Washington in recent decades hasn’t been synonymous with prudent fiscal management — witness the national debt roaring past $33 trillion — but the Pentagon keeps reaching new lows in financial accountability.

Last month, the Defense Department announced that, for the sixth year in a row, the Pentagon had failed its independent annual audit. In fact, the agency has failed every audit since it finally began complying in 2018 with the 1990 law mandating such reviews. It is the only federal agency with that ugly blot on its resume.

“Hundreds of independent auditors examine the Pentagon’s books each year to determine whether it can account for the money it’s given and how effectively the military is spending it,” Stars and Stripes noted about the $800 billion annual U.S. defense budget. But the Pentagon “couldn’t give auditors enough financial data to allow them to form an opinion.”

The lax controls are astounding. A previous audit found that the Pentagon had no idea where 39 of its Black Hawk helicopters had gone. Other reviews have documented that the agency barely tracks its vast real estate holdings.

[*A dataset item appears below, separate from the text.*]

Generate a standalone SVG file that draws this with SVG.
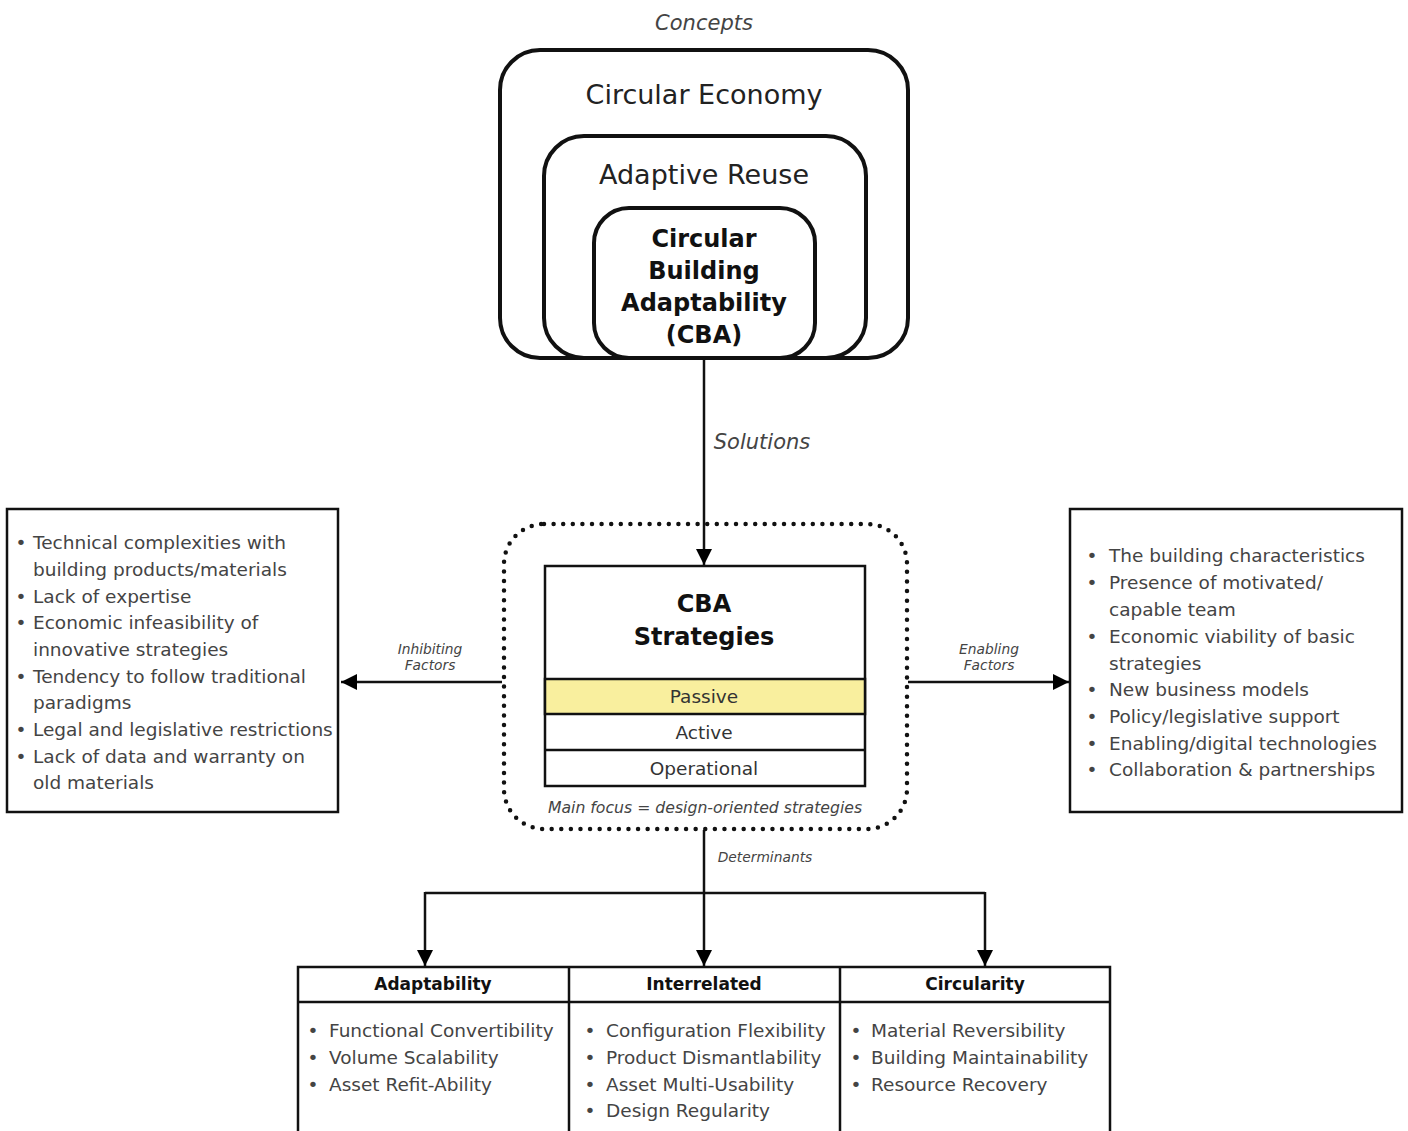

This futility has caught the attention of Congress. A bipartisan group of senators this year introduced the Audit the Pentagon Act of 2023 in an effort to force the agency to comply with audit procedures or face potential financial ramifications. In 2022, the senators reported, the Pentagon was unable to account for half of its assets.

“Accountability and transparency are the bedrock of responsible democracy,” Sen. Rand Paul, R-Ky., said. “No institution is above scrutiny, especially the Department of Defense, which has the largest budget of any federal agency and is charged with carrying out the greatest constitutional responsibility. We need to ensure that our defense spending is accurate, accountable, and in the best interest of American taxpayers.”

Indeed, the nation requires a strong defense, which is a primary duty of the federal government. But allowing the Pentagon to waste billions every year without consequence while evading traditional standards of oversight is a recipe for weakening rather than bolstering this nation’s defenses.

Defense officials insist they’ve made progress implementing financial controls over the past decade. But it isn’t enough. Nor is it proper for them to slow-play Congress, content with the knowledge that many members of the House and Senate will be reluctant to take action for fear of being labeled soft when it comes to national defense.

The more efficient the Pentagon operates, the better equipped it will be to handle its constitutional duties of providing for the common defense. On this, both Republicans and Democrats should agree.